Oleh: Tardjono Abu Muas, Pemerhati Masalah Sosial
Memasuki pekan terakhir September 2020 penyebaran dan penularan covid-19 di Tanah Air kondisinya cukup mengkhawatirkan karena trennya masih terus meningkat. Wajarlah jika rencana pelaksanaan Pemilihan Kepala Daerah (Pilkada) serentak yang akan digelar Desember 2020 mendatang harus menghadapi kondisi yang sangat dilematis.
Muncullah kondisi tarik-ulur antara pilkada tetap berjalan terus sesuai rencana atau ditunda. Sejumlah pihak telah menyuarakan atau mengusulkan pilkada sebaiknya ditunda. Sementara di satu sisi KPU, DPR dan Pemerintah hingga kini belum ada tanda-tanda akan menunda pilkada.
Di lain sisi, dua ormas terbesar Muhammadiyah dan Nahdlatul Ulama (NU) yang merupakan representasi ummat mayoritas di negeri ini telah mengusulkan agar pilkada ditunda. Di sinilah dilematis dua sisi yang berseberangan harus berhadapan, antara kepentingan penyelamatan masyarakat dari wabah covid-19 dengan kepentingan politik.

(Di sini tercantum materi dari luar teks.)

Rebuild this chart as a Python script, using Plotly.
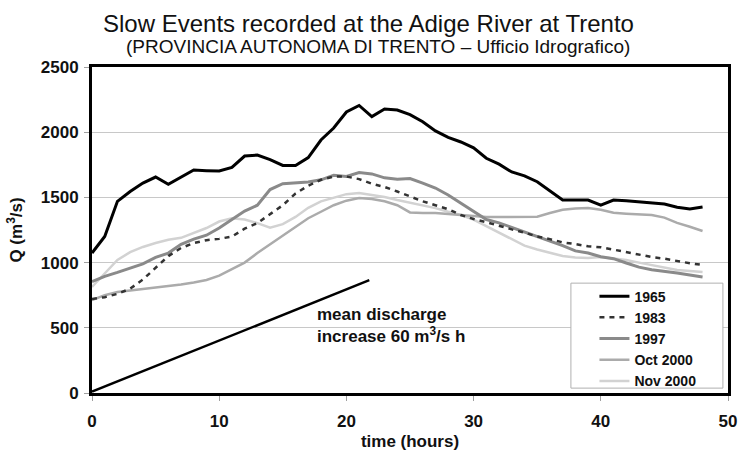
import plotly.graph_objects as go

# Hourly discharge at Trento for five slow flood events (m^3/s)
hours = list(range(49))

q_1965 = [1073, 1200, 1470, 1545, 1610, 1656, 1600, 1655, 1710, 1705,
          1702, 1730, 1817, 1825, 1790, 1745, 1745, 1805, 1940, 2032,
          2155, 2205, 2120, 2178, 2170, 2135, 2080, 2010, 1960, 1925,
          1880, 1800, 1755, 1695, 1665, 1620, 1550, 1480, 1480, 1480,
          1440, 1480, 1475, 1465, 1458, 1449, 1425, 1411, 1426]

q_1983 = [720, 735, 760, 800, 870, 960, 1050, 1112, 1150, 1172,
          1182, 1200, 1260, 1303, 1375, 1440, 1530, 1590, 1635, 1660,
          1660, 1640, 1605, 1580, 1545, 1505, 1470, 1440, 1410, 1365,
          1334, 1310, 1280, 1255, 1230, 1200, 1180, 1155, 1142, 1125,
          1118, 1100, 1080, 1060, 1043, 1030, 1010, 995, 982]

q_1997 = [855, 895, 925, 960, 990, 1040, 1073, 1140, 1180, 1210,
          1265, 1330, 1395, 1440, 1560, 1605, 1612, 1618, 1635, 1670,
          1660, 1690, 1680, 1650, 1640, 1645, 1610, 1572, 1518, 1457,
          1392, 1330, 1305, 1270, 1235, 1205, 1165, 1130, 1090, 1073,
          1045, 1030, 997, 965, 945, 935, 920, 905, 890]

q_oct2000 = [713, 750, 774, 785, 795, 805, 818, 832, 848, 867,
             900, 950, 1000, 1073, 1140, 1205, 1275, 1340, 1390, 1440,
             1475, 1495, 1488, 1470, 1440, 1385, 1380, 1380, 1372, 1365,
             1355, 1350, 1350, 1350, 1350, 1352, 1380, 1405, 1415, 1418,
             1405, 1382, 1375, 1370, 1365, 1345, 1305, 1275, 1242]

q_nov2000 = [813, 920, 1020, 1080, 1120, 1150, 1175, 1190, 1227, 1265,
             1315, 1340, 1330, 1303, 1268, 1295, 1350, 1420, 1470, 1500,
             1525, 1534, 1520, 1503, 1480, 1460, 1440, 1418, 1390, 1365,
             1330, 1280, 1230, 1180, 1130, 1100, 1075, 1050, 1040, 1035,
             1043, 1030, 1020, 1000, 982, 965, 943, 935, 928]

# Reference ramp for the mean rate of rise
ramp_hours = [0, 21.8]
ramp_q = [10, 865]

x_ticks = [0, 10, 20, 30, 40, 50]
y_ticks = [0, 500, 1000, 1500, 2000, 2500]

FONT = "Liberation Sans, Arial, sans-serif"

series = [
    ("1965", q_1965, dict(color="#000000", width=3)),
    ("1983", q_1983, dict(color="#333333", width=2.5, dash="5px,5px")),
    ("1997", q_1997, dict(color="#8a8a8a", width=3)),
    ("Oct 2000", q_oct2000, dict(color="#ababab", width=2.5)),
    ("Nov 2000", q_nov2000, dict(color="#d2d2d2", width=2.5)),
]
names = [s[0] for s in series]

fig = go.Figure()

fig.add_trace(go.Scatter(x=ramp_hours, y=ramp_q, mode="lines",
                         line=dict(color="#000000", width=2.5),
                         showlegend=False, hoverinfo="skip"))

# Draw light lines first so darker ones sit on top
for name, q, line in reversed(series):
    fig.add_trace(go.Scatter(x=hours, y=q, mode="lines", name=name,
                             line=line, legendrank=names.index(name)))

axis_common = dict(
    showline=True, linecolor="#000000", linewidth=3, mirror=True,
    ticks="outside", ticklen=5, tickcolor="#a0a0a0", tickwidth=1,
    tickfont=dict(family=FONT, size=17, color="#111111", weight="bold"),
    zeroline=False,
)

fig.update_layout(
    width=748, height=460,
    margin=dict(l=92, r=11, t=67, b=67),
    paper_bgcolor="white", plot_bgcolor="white",
    font=dict(family=FONT, color="#111111"),
    xaxis=dict(range=[0, 50], tickvals=x_ticks, showgrid=False,
               ticklabelstandoff=6,
               title=dict(text="<b>time (hours)</b>", font=dict(size=17), standoff=5),
               **axis_common),
    yaxis=dict(range=[0, 2500], tickvals=y_ticks, showgrid=True,
               gridcolor="#c8c8c8", gridwidth=1, ticklabelstandoff=2,
               title=dict(text="<b>Q (m<sup>3</sup>/s)</b>", font=dict(size=17), standoff=14),
               **axis_common),
    legend=dict(x=0.79, y=0.345, xanchor="left", yanchor="top",
                bgcolor="rgba(0,0,0,0)", borderwidth=0,
                font=dict(family=FONT, size=14, weight="bold"),
                tracegroupgap=0, itemwidth=30),
    shapes=[dict(type="rect", xref="paper", yref="paper",
                 x0=0.753, x1=0.992, y0=0.015, y1=0.337,
                 fillcolor="white", line=dict(color="#b0b0b0", width=1),
                 layer="above")],
    annotations=[
        dict(text="Slow Events recorded at the Adige River at Trento",
             xref="paper", yref="paper", x=0.434, y=1.0, yshift=44, yanchor="middle",
             showarrow=False, font=dict(family=FONT, size=24, color="#111111")),
        dict(text="(PROVINCIA AUTONOMA DI TRENTO \u2013 Ufficio Idrografico)",
             xref="paper", yref="paper", x=0.45, y=1.0, yshift=21, yanchor="middle",
             showarrow=False, font=dict(family=FONT, size=19, color="#111111")),
        dict(text="<b>mean discharge<br>increase 60 m<sup>3</sup>/s h</b>",
             xref="x", yref="y", x=17.5, y=514, xanchor="left", yanchor="middle",
             align="left", showarrow=False,
             font=dict(family=FONT, size=17, color="#111111")),
    ],
)

fig.write_html("out.html")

Dalam situasi dan kondisi yang dilematis saat ini, tiba saatnya negeri ini membutuhkan ketegasan pemimpin pemerintahan yang dalam hal ini Presiden Joko Widodo harus menjadi orang nomor satu dalam memecahkan kebuntuan suasana dilematis ini. Akankah presiden mengutamakan kesehatan rakyatnya atau kepentingan politik yang didahulukan.

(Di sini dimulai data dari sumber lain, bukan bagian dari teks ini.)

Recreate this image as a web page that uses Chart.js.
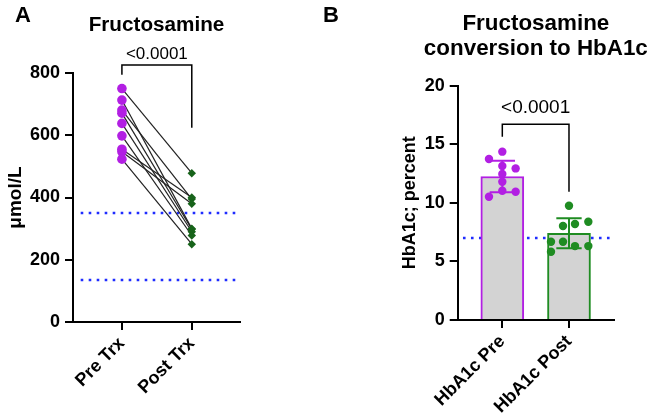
<!DOCTYPE html>
<html>
<head>
<meta charset="utf-8">
<script src="https://cdn.jsdelivr.net/npm/chart.js@4.4.0/dist/chart.umd.min.js"></script>
<style>
  body { margin: 0; background: #fff; }
  #wrap { position: relative; width: 649px; height: 416px; }
  canvas { position: absolute; top: 0; }
</style>
</head>
<body>
<div id="wrap">
  <canvas id="chartA" width="320" height="416" style="left:0"></canvas>
  <canvas id="chartB" width="329" height="416" style="left:320px"></canvas>
</div>
<script>
const FONT = '"Liberation Sans", Arial, sans-serif';
const PURPLE = '#b21fe3';
const GREEN_DARK = '#17631a';
const GREEN = '#1f8c22';
const REF_BLUE = '#1f2cff';
const pText = '<0.0001';

// Panel A - fructosamine, paired pre/post
const groupsA = ['Pre Trx', 'Post Trx'];
const fructPre = [750, 713, 681, 671, 638, 598, 555, 547, 523];
const fructPost = [478, 300, 395, 298, 290, 278, 400, 380, 250];
const fructRef = [135, 350];
const fructTicks = [0, 200, 400, 600, 800];

// Panel B - converted HbA1c
const groupsB = ['HbA1c Pre', 'HbA1c Post'];
const hbaMean = [12.25, 7.4];
const hbaSD = [1.35, 1.28];
const hbaPre = [14.37, 13.74, 13.14, 12.94, 12.46, 11.8, 11.03, 10.95, 10.52];
const hbaPreJitter = [0, -0.2, 0, 0.2, 0, 0, 0, 0.2, -0.2];
const hbaPost = [9.75, 8.39, 8.19, 8.02, 6.68, 6.68, 6.31, 6.31, 5.83];
const hbaPostJitter = [0, 0.29, 0.09, -0.09, -0.27, -0.09, 0.09, 0.29, -0.27];
const hbaRef = 7;
const hbaTicks = [0, 5, 10, 15, 20];

function axisStyle() {
    return {
        offset: false,
        border: { color: '#000', width: 2 },
        grid: { drawOnChartArea: false, offset: false, color: '#000', lineWidth: 2, tickLength: 8 }
    };
}

// titles, panel letter, significance bracket
const panelText = {
    id: 'panelText',
    afterDraw(chart, args, o) {
        const { ctx, chartArea } = chart;
        const x = chart.scales.x, y = chart.scales.y;
        ctx.save();
        ctx.fillStyle = '#000';
        ctx.textAlign = 'center';
        ctx.textBaseline = 'alphabetic';
        ctx.font = `bold ${o.titleSize}px ${FONT}`;
        const cx = (chartArea.left + chartArea.right) / 2;
        o.title.forEach((line, i) => ctx.fillText(line, cx, o.titleY + i * 25));

        ctx.textAlign = 'left';
        ctx.font = `bold 22px ${FONT}`;
        ctx.fillText(o.letter, o.letterX, 22);

        const b = o.bracket;
        const x0 = x.getPixelForValue(0), x1 = x.getPixelForValue(1);
        const yt = y.getPixelForValue(b.top);
        ctx.strokeStyle = '#000';
        ctx.lineWidth = 1.5;
        ctx.beginPath();
        ctx.moveTo(x0, y.getPixelForValue(b.left));
        ctx.lineTo(x0, yt);
        ctx.lineTo(x1, yt);
        ctx.lineTo(x1, y.getPixelForValue(b.right));
        ctx.stroke();

        ctx.textAlign = 'center';
        ctx.font = `${o.pSize}px ${FONT}`;
        ctx.fillText(pText, (x0 + x1) / 2, yt - o.pGap);
        ctx.restore();
    }
};

// mean +/- SD error bars drawn over the bars
const errorBars = {
    id: 'errorBars',
    afterDatasetDraw(chart, args) {
        if (chart.config.options.plugins.errorBars !== true || args.index !== 0) return;
        const { ctx } = chart;
        const x = chart.scales.x, y = chart.scales.y;
        const colors = [PURPLE, GREEN];
        ctx.save();
        ctx.lineWidth = 2;
        hbaMean.forEach((m, i) => {
            const px = x.getPixelForValue(i);
            const cap = x.getPixelForValue(i + 0.19) - px;
            const yTop = y.getPixelForValue(m + hbaSD[i]);
            const yBot = y.getPixelForValue(m - hbaSD[i]);
            ctx.strokeStyle = colors[i];
            ctx.beginPath();
            ctx.moveTo(px, yTop); ctx.lineTo(px, yBot);
            ctx.moveTo(px - cap, yTop); ctx.lineTo(px + cap, yTop);
            ctx.moveTo(px - cap, yBot); ctx.lineTo(px + cap, yBot);
            ctx.stroke();
        });
        ctx.restore();
    }
};

function refLine(v, xFrom, xTo) {
    return {
        type: 'line',
        data: [{ x: xFrom, y: v }, { x: xTo, y: v }],
        borderColor: REF_BLUE,
        borderWidth: 2.6,
        borderDash: [2.6, 5.4],
        pointRadius: 0,
        order: 5
    };
}

// ---- Panel A ----
const xMinA = -0.7, xMaxA = 1.69;
const pairLines = fructPre.map((v, i) => ({
    type: 'line',
    data: [{ x: 0, y: v }, { x: 1, y: fructPost[i] }],
    borderColor: '#222',
    borderWidth: 1.2,
    pointRadius: 0,
    order: 3
}));

new Chart(document.getElementById('chartA'), {
    type: 'line',
    data: {
        datasets: [
            ...fructRef.map(v => refLine(v, -0.59, xMaxA)),
            ...pairLines,
            {
                type: 'scatter',
                data: fructPre.map(v => ({ x: 0, y: v })),
                pointStyle: 'circle',
                pointRadius: 4.8,
                pointBackgroundColor: PURPLE,
                pointBorderWidth: 0,
                order: 1
            },
            {
                type: 'scatter',
                data: fructPost.map(v => ({ x: 1, y: v })),
                pointStyle: 'rectRot',
                pointRadius: 4.2,
                pointBackgroundColor: GREEN_DARK,
                pointBorderWidth: 0,
                order: 1
            }
        ]
    },
    options: {
        responsive: false,
        animation: false,
        layout: { padding: { left: 0, right: 80, top: 73, bottom: 0 } },
        scales: {
            x: {
                type: 'linear', min: xMinA, max: xMaxA,
                ...axisStyle(),
                afterBuildTicks: s => { s.ticks = [{ value: 0 }, { value: 1 }]; },
                afterFit: s => { s.height = 94; },
                ticks: {
                    callback: v => groupsA[v],
                    color: '#000',
                    font: { family: FONT, size: 18, weight: 'bold' },
                    minRotation: 45, maxRotation: 45, padding: 3
                }
            },
            y: {
                min: 0, max: 800,
                ...axisStyle(),
                afterBuildTicks: s => { s.ticks = fructTicks.map(v => ({ value: v })); },
                afterFit: s => { s.width = 73; },
                ticks: { color: '#000', font: { family: FONT, size: 18, weight: 'bold' }, padding: 5 },
                title: {
                    display: true, text: 'μmol/L', color: '#000',
                    font: { family: FONT, size: 19, weight: 'bold' },
                    padding: { top: 4, bottom: 0 }
                }
            }
        },
        plugins: {
            legend: { display: false },
            tooltip: { enabled: false },
            panelText: {
                title: ['Fructosamine'], titleSize: 20.7, titleY: 30.5,
                letter: 'A', letterX: 15,
                bracket: { top: 826, left: 794, right: 624 },
                pSize: 17, pGap: 6
            }
        }
    },
    plugins: [panelText]
});

// ---- Panel B ----
const xMinB = -0.669, xMaxB = 1.675;
new Chart(document.getElementById('chartB'), {
    type: 'bar',
    data: {
        datasets: [
            {
                type: 'bar',
                data: hbaMean.map((m, i) => ({ x: i, y: m })),
                backgroundColor: '#d3d3d3',
                borderColor: [PURPLE, GREEN],
                borderWidth: 2,
                barThickness: 43,
                order: 2
            },
            refLine(hbaRef, -0.59, xMaxB),
            {
                type: 'scatter',
                data: hbaPre.map((v, i) => ({ x: hbaPreJitter[i], y: v })),
                pointRadius: 4.2,
                pointBackgroundColor: PURPLE,
                pointBorderWidth: 0,
                order: 1
            },
            {
                type: 'scatter',
                data: hbaPost.map((v, i) => ({ x: 1 + hbaPostJitter[i], y: v })),
                pointRadius: 4.2,
                pointBackgroundColor: GREEN,
                pointBorderWidth: 0,
                order: 1
            }
        ]
    },
    options: {
        responsive: false,
        animation: false,
        layout: { padding: { left: 65, right: 35, top: 85.7, bottom: 0 } },
        scales: {
            x: {
                type: 'linear', min: xMinB, max: xMaxB,
                ...axisStyle(),
                afterBuildTicks: s => { s.ticks = [{ value: 0 }, { value: 1 }]; },
                afterFit: s => { s.height = 96; },
                ticks: {
                    callback: v => groupsB[v],
                    color: '#000',
                    font: { family: FONT, size: 18, weight: 'bold' },
                    minRotation: 45, maxRotation: 45, padding: 3
                }
            },
            y: {
                min: 0, max: 20,
                ...axisStyle(),
                afterBuildTicks: s => { s.ticks = hbaTicks.map(v => ({ value: v })); },
                afterFit: s => { s.width = 72.7; },
                ticks: { color: '#000', font: { family: FONT, size: 18, weight: 'bold' }, padding: 5 },
                title: {
                    display: true, text: 'HbA1c; percent', color: '#000',
                    font: { family: FONT, size: 18, weight: 'bold' },
                    padding: { top: 14, bottom: 0 }
                }
            }
        },
        plugins: {
            legend: { display: false },
            tooltip: { enabled: false },
            errorBars: true,
            panelText: {
                title: ['Fructosamine', 'conversion to HbA1c'], titleSize: 22.4, titleY: 30,
                letter: 'B', letterX: 3,
                bracket: { top: 16.7, left: 15.64, right: 10.95 },
                pSize: 19, pGap: 11
            }
        }
    },
    plugins: [panelText, errorBars]
});
</script>
</body>
</html>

Jika suara mayoritas penundaan pilkada yang diwakili dua ormas terbesar di negeri ini Muhammadiyah dan NU sudah tidak digubris, maka layak timbul pertanyaan, mewakili rakyat yang mana para wakil rakyat yang ada di DPR? Jika KPU tetap kukuh menggelar pilkada, lalu rakyat yang mana yang diharapkan memilih?